GIVEN TASK:
Return the listing below unchanged, minus its pictures.
* START STORED DATA *
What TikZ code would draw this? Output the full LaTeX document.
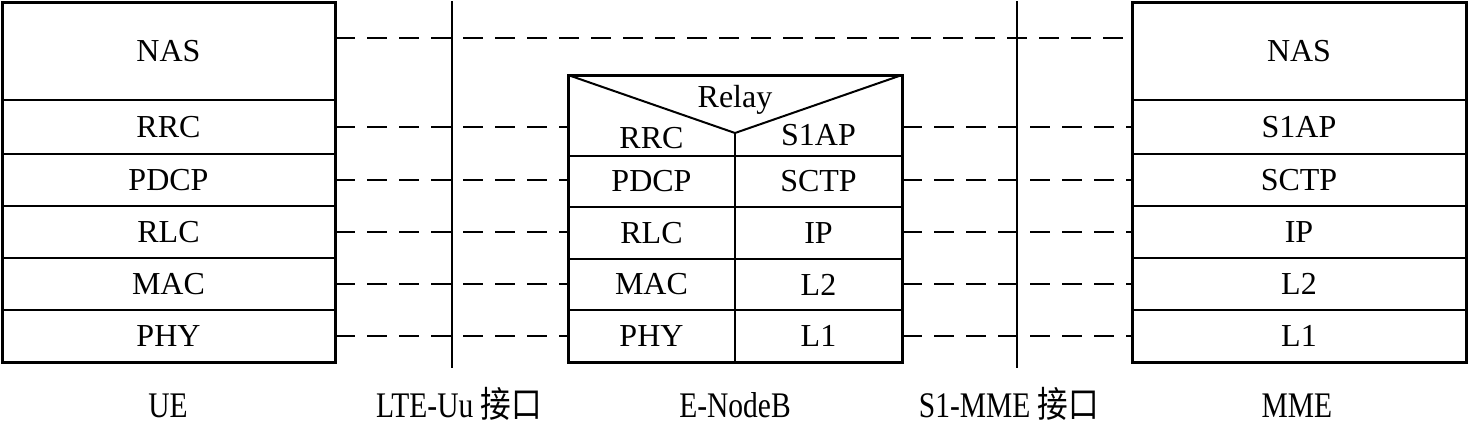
\documentclass[tikz,border=0pt]{standalone}
\usepackage{fontspec}
\setmainfont{Liberation Serif}
\newfontfamily\labfont[FakeStretch=0.82]{Liberation Serif}
\newfontfamily\cjkfont[FakeStretch=0.85]{Noto Sans CJK SC}
\usetikzlibrary{calc}
\begin{document}
\begin{tikzpicture}[x=0.5pt,y=-0.5pt,
  cell/.style={draw, line width=1pt, inner sep=0pt, outer sep=0pt, font=\fontsize{16}{18}\selectfont},
  blankcell/.style={inner sep=0pt, outer sep=0pt},
  celltext/.style={inner sep=0pt, font=\fontsize{16}{18}\selectfont},
  frame/.style={draw, line width=1.5pt},
  thinline/.style={line width=1pt},
  layerlink/.style={line width=1pt, dash pattern=on 10pt off 6pt},
  iface/.style={line width=1pt},
  caption/.style={inner sep=0pt, anchor=base, text height=0.75em, text depth=0pt,
                  font=\labfont\fontsize{18}{20}\selectfont}]
\useasboundingbox (0,0) rectangle (1468,423);

% ---------- UE ----------
\node[cell, minimum width=166.5pt, minimum height=49pt] (ue-nas)  at (168.5,51)  {NAS};
\node[cell, minimum width=166.5pt, minimum height=27pt] (ue-rrc)  at (168.5,127) {RRC};
\node[cell, minimum width=166.5pt, minimum height=26pt] (ue-pdcp) at (168.5,180) {PDCP};
\node[cell, minimum width=166.5pt, minimum height=26pt] (ue-rlc)  at (168.5,232) {RLC};
\node[cell, minimum width=166.5pt, minimum height=26pt] (ue-mac)  at (168.5,284) {MAC};
\node[cell, minimum width=166.5pt, minimum height=26pt] (ue-phy)  at (168.5,336) {PHY};
\draw[frame] (ue-nas.north west) rectangle (ue-phy.south east);

% ---------- E-NodeB ----------
\node[blankcell, minimum width=83.5pt, minimum height=40.5pt] (enb-rrc)  at (651.5,115.5) {};
\node[blankcell, minimum width=83.5pt, minimum height=40.5pt] (enb-s1ap) at (818.5,115.5) {};
\node[celltext] (enb-rrc-t)  at (651.5,138) {RRC};
\node[celltext] (enb-s1ap-t) at (818.5,135) {S1AP};
\node[celltext] (relay) at (735,100) {Relay};
\coordinate (vtip) at (735,133);

\node[cell, minimum width=83.5pt, minimum height=25.5pt] (enb-pdcp) at (651.5,181.5) {PDCP};
\node[cell, minimum width=83.5pt, minimum height=26pt]   (enb-rlc)  at (651.5,233)   {RLC};
\node[cell, minimum width=83.5pt, minimum height=25.5pt] (enb-mac)  at (651.5,284.5) {MAC};
\node[cell, minimum width=83.5pt, minimum height=26pt]   (enb-phy)  at (651.5,336)   {PHY};
\node[cell, minimum width=83.5pt, minimum height=25.5pt] (enb-sctp) at (818.5,181.5) {SCTP};
\node[cell, minimum width=83.5pt, minimum height=26pt]   (enb-ip)   at (818.5,233)   {IP};
\node[cell, minimum width=83.5pt, minimum height=25.5pt] (enb-l2)   at (818.5,284.5) {L2};
\node[cell, minimum width=83.5pt, minimum height=26pt]   (enb-l1)   at (818.5,336)   {L1};
\draw[thinline] (enb-rrc.north west) -- (vtip) -- (enb-s1ap.north east);
\draw[thinline] (vtip) -- (vtip |- enb-pdcp.north);
\draw[frame] (enb-rrc.north west) rectangle (enb-l1.south east);

% ---------- MME ----------
\node[cell, minimum width=167pt, minimum height=49pt] (mme-nas)  at (1299,51)  {NAS};
\node[cell, minimum width=167pt, minimum height=27pt] (mme-s1ap) at (1299,127) {S1AP};
\node[cell, minimum width=167pt, minimum height=26pt] (mme-sctp) at (1299,180) {SCTP};
\node[cell, minimum width=167pt, minimum height=26pt] (mme-ip)   at (1299,232) {IP};
\node[cell, minimum width=167pt, minimum height=26pt] (mme-l2)   at (1299,284) {L2};
\node[cell, minimum width=167pt, minimum height=26pt] (mme-l1)   at (1299,336) {L1};
\draw[frame] (mme-nas.north west) rectangle (mme-l1.south east);

% ---------- interfaces ----------
\coordinate (uu-top) at (452,1);
\coordinate (uu-bot) at (452,368);
\coordinate (s1-top) at (1017,1);
\coordinate (s1-bot) at (1017,368);
\draw[iface] (uu-top) -- (uu-bot);
\draw[iface] (s1-top) -- (s1-bot);

% ---------- peer links ----------
\draw[layerlink] ([yshift=6.5pt]ue-nas.east) -- ([yshift=6.5pt]mme-nas.west);
\draw[layerlink] (ue-rrc.east)  -- (ue-rrc.east -| enb-rrc.west);
\draw[layerlink] (ue-pdcp.east) -- (ue-pdcp.east -| enb-pdcp.west);
\draw[layerlink] (ue-rlc.east)  -- (ue-rlc.east -| enb-rlc.west);
\draw[layerlink] (ue-mac.east)  -- (ue-mac.east -| enb-mac.west);
\draw[layerlink] (ue-phy.east)  -- (ue-phy.east -| enb-phy.west);
\draw[layerlink] (mme-s1ap.west -| enb-s1ap.east) -- (mme-s1ap.west);
\draw[layerlink] (mme-sctp.west -| enb-sctp.east) -- (mme-sctp.west);
\draw[layerlink] (mme-ip.west -| enb-ip.east)     -- (mme-ip.west);
\draw[layerlink] (mme-l2.west -| enb-l2.east)     -- (mme-l2.west);
\draw[layerlink] (mme-l1.west -| enb-l1.east)     -- (mme-l1.west);

% ---------- captions ----------
\node[caption] (ue-cap)  at (168,417)  {UE};
\node[caption] (uu-cap)  at (459,417)  {LTE-Uu {\cjkfont 接口}};
\node[caption] (enb-cap) at (735,417)  {E-NodeB};
\node[caption] (s1-cap)  at (1009,417) {S1-MME {\cjkfont 接口}};
\node[caption] (mme-cap) at (1297,417) {MME};
\end{tikzpicture}
\end{document}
* END STORED DATA *
SOLUTION:
What TikZ code would draw this? Output the full LaTeX document.
\documentclass[tikz,border=0pt]{standalone}
\usepackage{fontspec}
\setmainfont{Liberation Serif}
\newfontfamily\labfont[FakeStretch=0.82]{Liberation Serif}
\newfontfamily\cjkfont[FakeStretch=0.85]{Noto Sans CJK SC}
\usetikzlibrary{calc}
\begin{document}
\begin{tikzpicture}[x=0.5pt,y=-0.5pt,
  cell/.style={draw, line width=1pt, inner sep=0pt, outer sep=0pt, font=\fontsize{16}{18}\selectfont},
  blankcell/.style={inner sep=0pt, outer sep=0pt},
  celltext/.style={inner sep=0pt, font=\fontsize{16}{18}\selectfont},
  frame/.style={draw, line width=1.5pt},
  thinline/.style={line width=1pt},
  layerlink/.style={line width=1pt, dash pattern=on 10pt off 6pt},
  iface/.style={line width=1pt},
  caption/.style={inner sep=0pt, anchor=base, text height=0.75em, text depth=0pt,
                  font=\labfont\fontsize{18}{20}\selectfont}]
\useasboundingbox (0,0) rectangle (1468,423);

% ---------- UE ----------
\node[cell, minimum width=166.5pt, minimum height=49pt] (ue-nas)  at (168.5,51)  {NAS};
\node[cell, minimum width=166.5pt, minimum height=27pt] (ue-rrc)  at (168.5,127) {RRC};
\node[cell, minimum width=166.5pt, minimum height=26pt] (ue-pdcp) at (168.5,180) {PDCP};
\node[cell, minimum width=166.5pt, minimum height=26pt] (ue-rlc)  at (168.5,232) {RLC};
\node[cell, minimum width=166.5pt, minimum height=26pt] (ue-mac)  at (168.5,284) {MAC};
\node[cell, minimum width=166.5pt, minimum height=26pt] (ue-phy)  at (168.5,336) {PHY};
\draw[frame] (ue-nas.north west) rectangle (ue-phy.south east);

% ---------- E-NodeB ----------
\node[blankcell, minimum width=83.5pt, minimum height=40.5pt] (enb-rrc)  at (651.5,115.5) {};
\node[blankcell, minimum width=83.5pt, minimum height=40.5pt] (enb-s1ap) at (818.5,115.5) {};
\node[celltext] (enb-rrc-t)  at (651.5,138) {RRC};
\node[celltext] (enb-s1ap-t) at (818.5,135) {S1AP};
\node[celltext] (relay) at (735,100) {Relay};
\coordinate (vtip) at (735,133);

\node[cell, minimum width=83.5pt, minimum height=25.5pt] (enb-pdcp) at (651.5,181.5) {PDCP};
\node[cell, minimum width=83.5pt, minimum height=26pt]   (enb-rlc)  at (651.5,233)   {RLC};
\node[cell, minimum width=83.5pt, minimum height=25.5pt] (enb-mac)  at (651.5,284.5) {MAC};
\node[cell, minimum width=83.5pt, minimum height=26pt]   (enb-phy)  at (651.5,336)   {PHY};
\node[cell, minimum width=83.5pt, minimum height=25.5pt] (enb-sctp) at (818.5,181.5) {SCTP};
\node[cell, minimum width=83.5pt, minimum height=26pt]   (enb-ip)   at (818.5,233)   {IP};
\node[cell, minimum width=83.5pt, minimum height=25.5pt] (enb-l2)   at (818.5,284.5) {L2};
\node[cell, minimum width=83.5pt, minimum height=26pt]   (enb-l1)   at (818.5,336)   {L1};
\draw[thinline] (enb-rrc.north west) -- (vtip) -- (enb-s1ap.north east);
\draw[thinline] (vtip) -- (vtip |- enb-pdcp.north);
\draw[frame] (enb-rrc.north west) rectangle (enb-l1.south east);

% ---------- MME ----------
\node[cell, minimum width=167pt, minimum height=49pt] (mme-nas)  at (1299,51)  {NAS};
\node[cell, minimum width=167pt, minimum height=27pt] (mme-s1ap) at (1299,127) {S1AP};
\node[cell, minimum width=167pt, minimum height=26pt] (mme-sctp) at (1299,180) {SCTP};
\node[cell, minimum width=167pt, minimum height=26pt] (mme-ip)   at (1299,232) {IP};
\node[cell, minimum width=167pt, minimum height=26pt] (mme-l2)   at (1299,284) {L2};
\node[cell, minimum width=167pt, minimum height=26pt] (mme-l1)   at (1299,336) {L1};
\draw[frame] (mme-nas.north west) rectangle (mme-l1.south east);

% ---------- interfaces ----------
\coordinate (uu-top) at (452,1);
\coordinate (uu-bot) at (452,368);
\coordinate (s1-top) at (1017,1);
\coordinate (s1-bot) at (1017,368);
\draw[iface] (uu-top) -- (uu-bot);
\draw[iface] (s1-top) -- (s1-bot);

% ---------- peer links ----------
\draw[layerlink] ([yshift=6.5pt]ue-nas.east) -- ([yshift=6.5pt]mme-nas.west);
\draw[layerlink] (ue-rrc.east)  -- (ue-rrc.east -| enb-rrc.west);
\draw[layerlink] (ue-pdcp.east) -- (ue-pdcp.east -| enb-pdcp.west);
\draw[layerlink] (ue-rlc.east)  -- (ue-rlc.east -| enb-rlc.west);
\draw[layerlink] (ue-mac.east)  -- (ue-mac.east -| enb-mac.west);
\draw[layerlink] (ue-phy.east)  -- (ue-phy.east -| enb-phy.west);
\draw[layerlink] (mme-s1ap.west -| enb-s1ap.east) -- (mme-s1ap.west);
\draw[layerlink] (mme-sctp.west -| enb-sctp.east) -- (mme-sctp.west);
\draw[layerlink] (mme-ip.west -| enb-ip.east)     -- (mme-ip.west);
\draw[layerlink] (mme-l2.west -| enb-l2.east)     -- (mme-l2.west);
\draw[layerlink] (mme-l1.west -| enb-l1.east)     -- (mme-l1.west);

% ---------- captions ----------
\node[caption] (ue-cap)  at (168,417)  {UE};
\node[caption] (uu-cap)  at (459,417)  {LTE-Uu {\cjkfont 接口}};
\node[caption] (enb-cap) at (735,417)  {E-NodeB};
\node[caption] (s1-cap)  at (1009,417) {S1-MME {\cjkfont 接口}};
\node[caption] (mme-cap) at (1297,417) {MME};
\end{tikzpicture}
\end{document}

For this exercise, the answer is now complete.